Op 24 februari 2020 heeft de Rechtbank Amsterdam een beschikking gegeven in een zaak betreffende een rechterlijke machtiging tot opname en verblijf van een betrokkene, geboren in 1948. Het verzoek tot machtiging werd ingediend door het Centrum Indicatiestelling Zorg (CIZ) op 14 februari 2020, met als doel een machtiging voor de duur van zes maanden te verlenen op basis van de Wet zorg en dwang (Wzd). De rechtbank heeft de mondelinge behandeling op dezelfde datum gehouden, waarbij de betrokkene, zijn raadsvrouw mr. K.A. Kieft, en arts M. Heeg aanwezig waren.
De zaak betreft een betrokkene die met een delirant toestandsbeeld was opgenomen onder een crisismaatregel op basis van de Wet verplichte geestelijke gezondheidszorg (Wvggz).
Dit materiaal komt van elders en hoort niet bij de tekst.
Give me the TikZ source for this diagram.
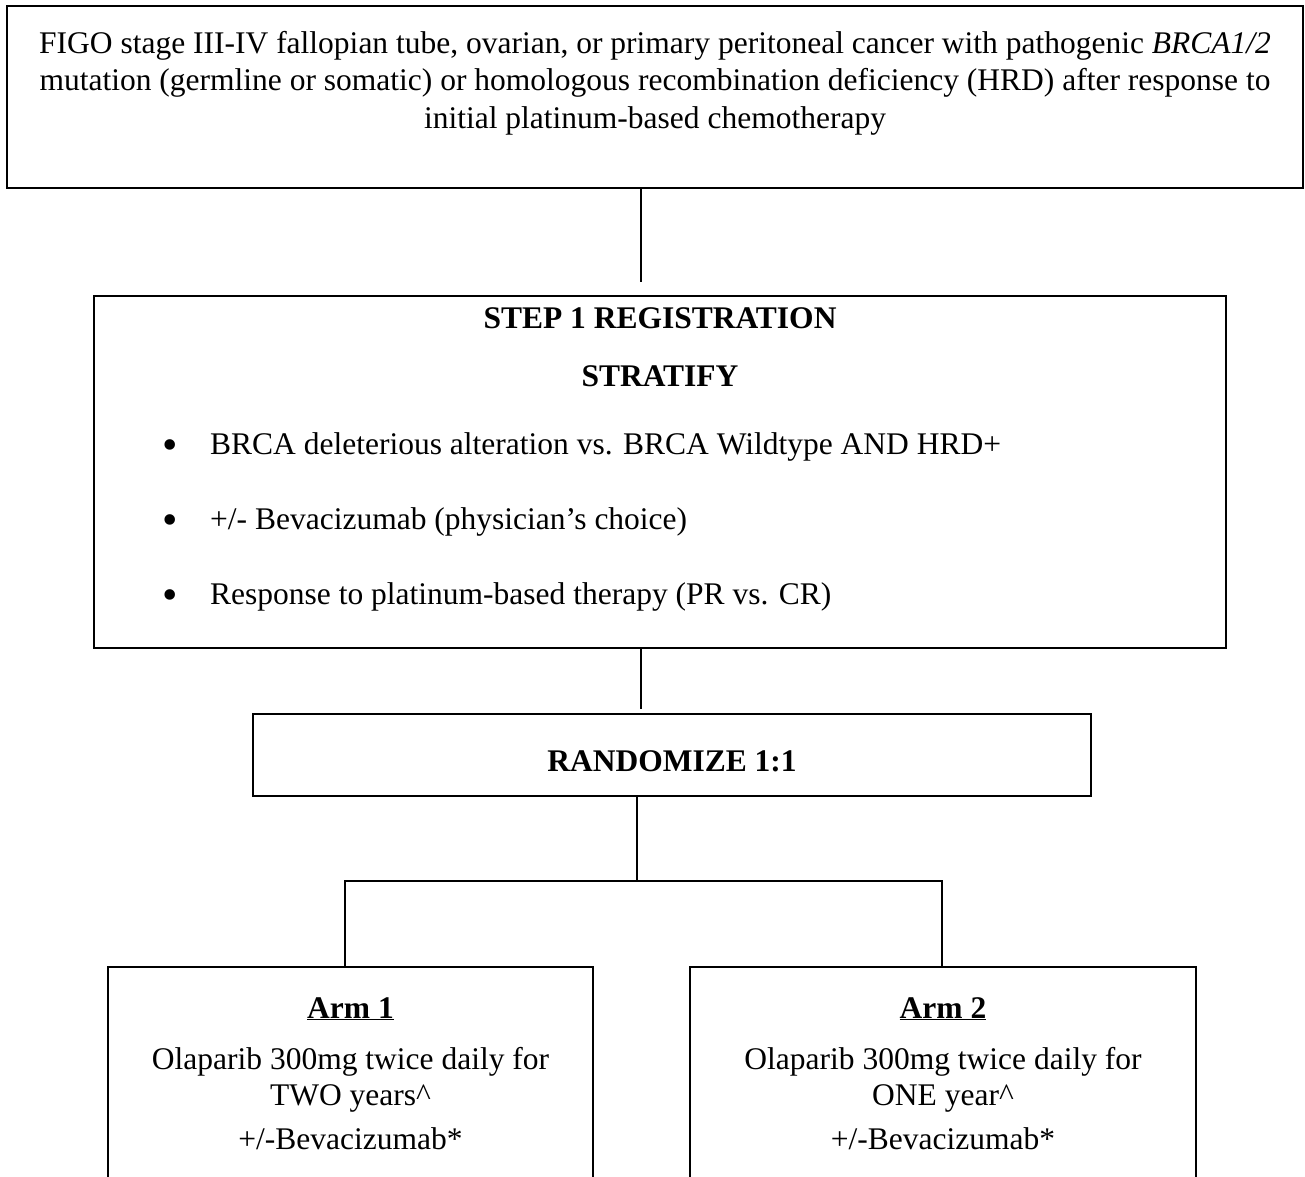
\documentclass[tikz,border=0pt]{standalone}
\usepackage{fontspec}
\setmainfont{Liberation Serif}
\begin{document}
\begin{tikzpicture}[x=1pt, y=-1pt,
    box/.style={draw, line width=1.6pt, inner sep=0pt},
    txt/.style={inner sep=0pt, font=\fontsize{31.5}{37}\selectfont},
    bold/.style={inner sep=0pt, font=\fontsize{31.5}{37}\selectfont\bfseries},
    link/.style={line width=1.3pt}]
  \useasboundingbox (0,0) rectangle (1305,1176);
  % frames
  \node[box, minimum width=1296pt, minimum height=182pt] (elig) at (655,97) {};
  \node[box, minimum width=1132pt, minimum height=352pt] (step) at (660,472) {};
  \node[box, minimum width=838pt, minimum height=82pt] (rand) at (672,755) {};
  \node[box, minimum width=485pt, minimum height=300pt] (arm1) at (350.5,1117) {};
  \node[box, minimum width=506pt, minimum height=300pt] (arm2) at (943,1117) {};
  % eligibility
  \node[txt, align=center, anchor=north, font=\fontsize{31.5}{37.5}\selectfont]
    (eligtext) at (655,31)
    {FIGO stage III-IV fallopian tube, ovarian, or primary peritoneal cancer with pathogenic \textit{BRCA1/2}\\
     mutation (germline or somatic) or homologous recombination deficiency (HRD) after response to\\
     initial platinum-based chemotherapy};
  % registration and strata
  \node[bold, anchor=base] (steptitle) at (660,328) {STEP 1 REGISTRATION};
  \node[bold, anchor=base] (strat) at (660,386) {STRATIFY};
  \foreach \txt [count=\i] in {{BRCA deleterious alteration vs. BRCA Wildtype AND HRD+},
      {+/- Bevacizumab (physician’s choice)},
      {Response to platinum-based therapy (PR vs. CR)}}
    {
      \node[inner sep=0pt, font=\fontsize{44}{44}\selectfont] (dot\i) at (170,{375+75*\i}) {•};
      \node[txt, anchor=base west] (item\i) at (210,{379+75*\i}) {\txt};
    }
  \node[bold, anchor=base] (randtext) at (672,771) {RANDOMIZE 1:1};
  % arms
  \node[bold, anchor=base] (arm1title) at (350.5,1018) {\underline{Arm 1}};
  \node[txt, align=center, anchor=north, font=\fontsize{31.5}{36}\selectfont]
    (arm1text) at (350.5,1047)
    {Olaparib 300mg twice daily for\\ TWO years\textasciicircum\\[8pt] +/-Bevacizumab*};
  \node[bold, anchor=base] (arm2title) at (943,1018) {\underline{Arm 2}};
  \node[txt, align=center, anchor=north, font=\fontsize{31.5}{36}\selectfont]
    (arm2text) at (943,1047)
    {Olaparib 300mg twice daily for\\ ONE year\textasciicircum\\[8pt] +/-Bevacizumab*};
  % connectors
  \coordinate (c1) at (641,282);
  \coordinate (c2) at (641,709);
  \coordinate (fork) at (637,881);
  \coordinate (b1) at (345,881);
  \coordinate (b2) at (942,881);
  \draw[link] (elig.south -| c1) -- (c1);
  \draw[link] (step.south -| c2) -- (c2);
  \draw[link] (rand.south -| fork) -- (fork);
  \draw[link] (arm1.north -| b1) -- (b1) -- (b2) -- (arm2.north -| b2);
\end{tikzpicture}
\end{document}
De rechtbank heeft vastgesteld dat de betrokkene lijdt aan een psychogeriatrische aandoening, namelijk een ongespecificeerde neurocognitieve stoornis met sterke verdenking van dementie. Dit leidde tot ernstig nadeel, waaronder zelfverwaarlozing en risico op lichamelijk letsel. De rechtbank heeft geconcludeerd dat de opname en het verblijf noodzakelijk zijn om dit ernstig nadeel te voorkomen.
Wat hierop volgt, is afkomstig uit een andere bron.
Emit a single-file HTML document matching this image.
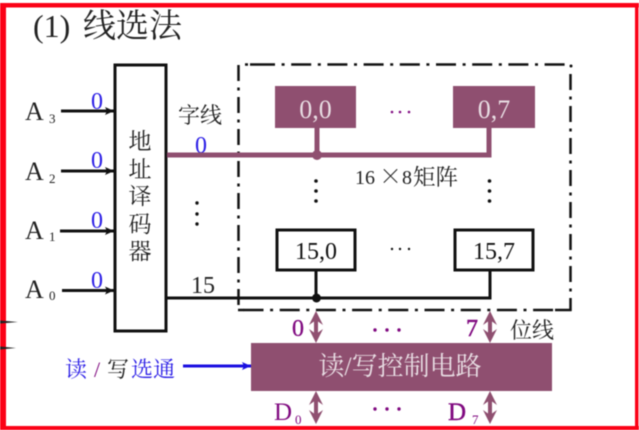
<!DOCTYPE html>
<html>
<head>
<meta charset="utf-8">
<style>
html,body{margin:0;padding:0;background:#fff;width:639px;height:430px;overflow:hidden}
svg{display:block;filter:blur(0.45px)}
text{font-family:"Liberation Serif","Noto Serif CJK SC",serif;fill:#222}
</style>
</head>
<body>
<svg width="639" height="430" viewBox="0 0 639 430" xmlns="http://www.w3.org/2000/svg">
<defs>
<marker id="ab" markerUnits="userSpaceOnUse" markerWidth="10" markerHeight="10" refX="9" refY="5" orient="auto"><path d="M0 1L9 5L0 9L2 5Z" fill="#111"/></marker>
<marker id="abl" markerUnits="userSpaceOnUse" markerWidth="10" markerHeight="10" refX="9" refY="5" orient="auto"><path d="M0 1L9 5L0 9L2 5Z" fill="#1a0fe0"/></marker>
</defs>
<rect width="639" height="430" fill="#fff"/>
<!-- red frame -->
<rect x="0" y="3" width="639" height="4.500" fill="#fb0217"/>
<rect x="0" y="3" width="6" height="427" fill="#fb0217"/>
<rect x="635" y="3" width="3.500" height="427" fill="#fb0217"/>
<rect x="0" y="426" width="639" height="4" fill="#fb0217"/>
<path d="M0 320.500L18 322L0 323.500ZM0 346.500L16 348L0 349.500Z" fill="#222"/>

<text x="33" y="37" font-size="32">(1)</text>
<text x="83" y="37" font-size="33">线选法</text>

<!-- decoder -->
<rect x="115" y="65" width="51" height="266" fill="#fff" stroke="#111" stroke-width="3"/>
<g font-size="23" text-anchor="middle">
<text x="140" y="149">地</text>
<text x="140" y="177">址</text>
<text x="140" y="204">译</text>
<text x="140" y="232">码</text>
<text x="140" y="259">器</text>
</g>

<!-- inputs -->
<g stroke="#111" stroke-width="3" fill="none">
<line x1="61" y1="111" x2="114" y2="111" marker-end="url(#ab)"/>
<line x1="61" y1="171" x2="114" y2="171" marker-end="url(#ab)"/>
<line x1="60" y1="231" x2="114" y2="231" marker-end="url(#ab)"/>
<line x1="62" y1="290.500" x2="114" y2="290.500" marker-end="url(#ab)"/>
</g>
<g font-size="26">
<text x="25" y="120">A</text><text x="49" y="123" font-size="13">3</text>
<text x="25" y="180">A</text><text x="49" y="183" font-size="13">2</text>
<text x="25" y="239">A</text><text x="49" y="241" font-size="13">1</text>
<text x="25" y="298">A</text><text x="49" y="300" font-size="13">0</text>
</g>
<g font-size="24">
<text x="91" y="109" style="fill:#2b1ee6">0</text>
<text x="91" y="168" style="fill:#2b1ee6">0</text>
<text x="91" y="228" style="fill:#2b1ee6">0</text>
<text x="91" y="288" style="fill:#2b1ee6">0</text>
<text x="195" y="153" style="fill:#2b1ee6">0</text>
</g>
<text x="178" y="123" font-size="22">字线</text>
<circle cx="197" cy="203" r="1.700" fill="#111"/><circle cx="197" cy="214" r="1.700" fill="#111"/><circle cx="197" cy="224" r="1.700" fill="#111"/>

<!-- dash-dot matrix box -->
<g fill="none" stroke="#111" stroke-width="2.500">
<line x1="238.500" y1="65" x2="238.500" y2="306" stroke-dasharray="16 6.500 3 6.500"/>
<line x1="570.500" y1="74" x2="570.500" y2="311" stroke-dasharray="16 6.500 3 6.500"/>
<line x1="255" y1="64.500" x2="565" y2="64.500" stroke-dasharray="20 6.600 3 6.600"/>
<line x1="250" y1="64.500" x2="255" y2="64.500"/>
<line x1="245" y1="64.500" x2="248" y2="64.500"/>
<line x1="243.500" y1="310" x2="555" y2="310" stroke-dasharray="20 6.600 3 6.600"/>
<line x1="238" y1="310" x2="244" y2="310"/>
<line x1="555" y1="310" x2="571.500" y2="310"/>
</g>
<circle cx="571" cy="66" r="1.500" fill="#111"/>

<!-- word lines -->
<path d="M167 155H489V128M317 155V128" fill="none" stroke="#8f4f70" stroke-width="5"/>
<circle cx="317" cy="155" r="5" fill="#8f4f70"/>
<path d="M166 298H490V270M316 298V270" fill="none" stroke="#111" stroke-width="3"/>
<circle cx="316.500" cy="298" r="4.500" fill="#111"/>

<!-- cells -->
<rect x="275" y="86" width="81" height="42" fill="#8f4f70"/>
<rect x="453" y="86" width="82" height="42" fill="#8f4f70"/>
<text x="315.500" y="118" font-size="26" text-anchor="middle" style="fill:#e8dde3">0,0</text>
<text x="494" y="118" font-size="26" text-anchor="middle" style="fill:#e8dde3">0,7</text>
<rect x="277" y="230" width="78" height="40" fill="#fff" stroke="#111" stroke-width="3"/>
<rect x="455" y="230" width="78" height="40" fill="#fff" stroke="#111" stroke-width="3"/>
<text x="316" y="259" font-size="24" text-anchor="middle" style="fill:#111">15,0</text>
<text x="494" y="259" font-size="24" text-anchor="middle" style="fill:#111">15,7</text>
<text x="203" y="293" font-size="24" text-anchor="middle">15</text>
<text x="355" y="184" font-size="20">16</text>
<text x="379" y="184" font-size="23" style='font-family:"Noto Serif CJK SC",serif'>×</text>
<text x="402" y="184" font-size="20">8</text>
<text x="413" y="185" font-size="22.500">矩阵</text>

<!-- dots -->
<g fill="#800a80"><circle cx="392" cy="112" r="1.300"/><circle cx="400" cy="112" r="1.300"/><circle cx="409" cy="112" r="1.300"/>
<circle cx="375" cy="330" r="1.700"/><circle cx="387" cy="330" r="1.700"/><circle cx="399" cy="330" r="1.700"/>
<circle cx="375" cy="409" r="1.700"/><circle cx="387" cy="409" r="1.700"/><circle cx="399" cy="409" r="1.700"/></g>
<g fill="#111"><circle cx="392" cy="249" r="1.200"/><circle cx="400" cy="249" r="1.200"/><circle cx="409" cy="249" r="1.200"/>
<circle cx="316" cy="181" r="1.800"/><circle cx="316" cy="191" r="1.800"/><circle cx="316" cy="201" r="1.800"/>
<circle cx="489.500" cy="181" r="1.800"/><circle cx="489.500" cy="191" r="1.800"/><circle cx="489.500" cy="201" r="1.800"/></g>

<!-- control -->
<rect x="251" y="343" width="301" height="48" fill="#8f4f70"/>
<text x="400" y="375" font-size="26" text-anchor="middle" style="fill:#e8dde3">读/写控制电路</text>

<!-- bidirectional arrows -->
<g fill="#8f4f70">
<path d="M316 311L323 325L318 321.500V332.500L323 329L316 343L309 329L314 332.500V321.500L309 325Z"/>
<path d="M490 311L497 325L492 321.500V332.500L497 329L490 343L483 329L488 332.500V321.500L483 325Z"/>
<path d="M316 391L323 405L318 401.500V413.500L323 410L316 424L309 410L314 413.500V401.500L309 405Z"/>
<path d="M490 391L497 405L492 401.500V413.500L497 410L490 424L483 410L488 413.500V401.500L483 405Z"/>
</g>
<text x="292" y="336" font-size="24" style="fill:#800a80;stroke:#800a80;stroke-width:.3">0</text>
<text x="466" y="336" font-size="24" style="fill:#800a80;stroke:#800a80;stroke-width:.5">7</text>
<text x="510" y="338" font-size="22">位线</text>
<text x="274" y="420" font-size="25" style="fill:#800a80">D</text><text x="295" y="424" font-size="13" style="fill:#800a80">0</text>
<text x="448" y="420" font-size="25" style="fill:#800a80;stroke:#800a80;stroke-width:.4">D</text><text x="472" y="424" font-size="13" style="fill:#800a80">7</text>

<!-- read/write strobe -->
<text x="65" y="377" font-size="22" style="fill:#2b1ee6">读</text>
<text x="94" y="377" font-size="22" style="fill:#800a80">/</text>
<text x="107" y="377" font-size="22" style="fill:#222">写</text>
<text x="131" y="377" font-size="22" style="fill:#2b1ee6">选通</text>
<line x1="183" y1="366" x2="251" y2="366" stroke="#1a0fe0" stroke-width="3" marker-end="url(#abl)"/>
</svg>
</body>
</html>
De rechtbank heeft het verzoek op grond van de Wvggz afgewezen, omdat het ernstig nadeel voortkwam uit de psychogeriatrische aandoening en niet meer uit de psychische stoornis. De rechtbank heeft de machtiging tot opname en verblijf toegewezen voor de duur van zes maanden, met de aanbeveling om de beperking van de bewegingsvrijheid als onvrijwillige zorg in het zorgplan op te nemen. De beschikking is mondeling gegeven door rechter P.B. Martens en op 24 februari 2020 in het openbaar uitgesproken, met een schriftelijke uitwerking op 27 februari 2020.